Demystifying the Moneyline: A Comprehensive Guide to Understanding Sports Betting Odds

In the world of sports betting, the moneyline is a fundamental concept that often leaves newcomers bewildered. It is one of the three primary formats used to display betting odds, alongside point spreads and over/under totals. While point spreads and over/under bets are more prevalent in sports like football and basketball, the moneyline is a popular choice in sports such as baseball, hockey, and soccer. This article aims to unravel the mysteries of the moneyline, explaining its basic structure, how to read it, and the strategies for making informed bets.

  1. Deciphering the Moneyline Format

The moneyline odds are presented in a format that may initially seem confusing, with positive and negative numbers. Understanding the basics of this format is crucial for any aspiring sports bettor. When you see a moneyline, you’ll notice that there are two numbers: one positive and one negative. The positive number is typically associated with the underdog, while the negative number is linked to the favorite.

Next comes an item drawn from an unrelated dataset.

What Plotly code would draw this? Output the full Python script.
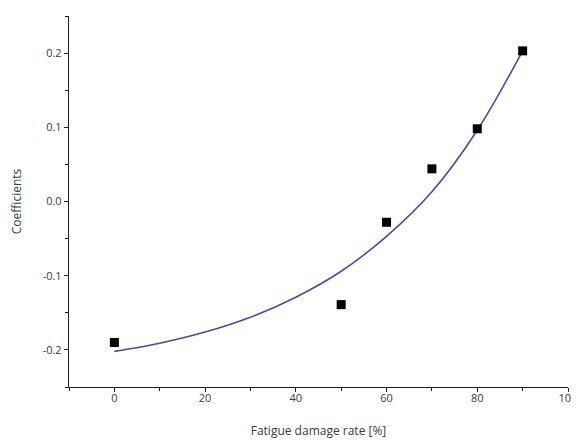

The positive number, such as +250, represents the potential profit for a $100 wager. If you bet $100 on the underdog at +250, and they win, you would make a profit of $250 in addition to getting your original $100 back. On the other hand, the negative number, like -150, represents the amount you need to bet to make a $100 profit. For example, if you bet $150 on the favorite at -150, and they win, you would make a profit of $100, in addition to your original $150.

  1. Understanding Implied Probability

One of the most valuable aspects of the moneyline format is its ability to convey the implied probability of an event occurring. Implied probability is an estimate of the likelihood of a specific outcome based on the odds. To calculate implied probability from moneyline odds, you can use the following formulas:

For positive moneylines: Implied Probability (%) = 100 / (Moneyline + 100) For negative moneylines: Implied Probability (%) = -Moneyline / (Moneyline – 100)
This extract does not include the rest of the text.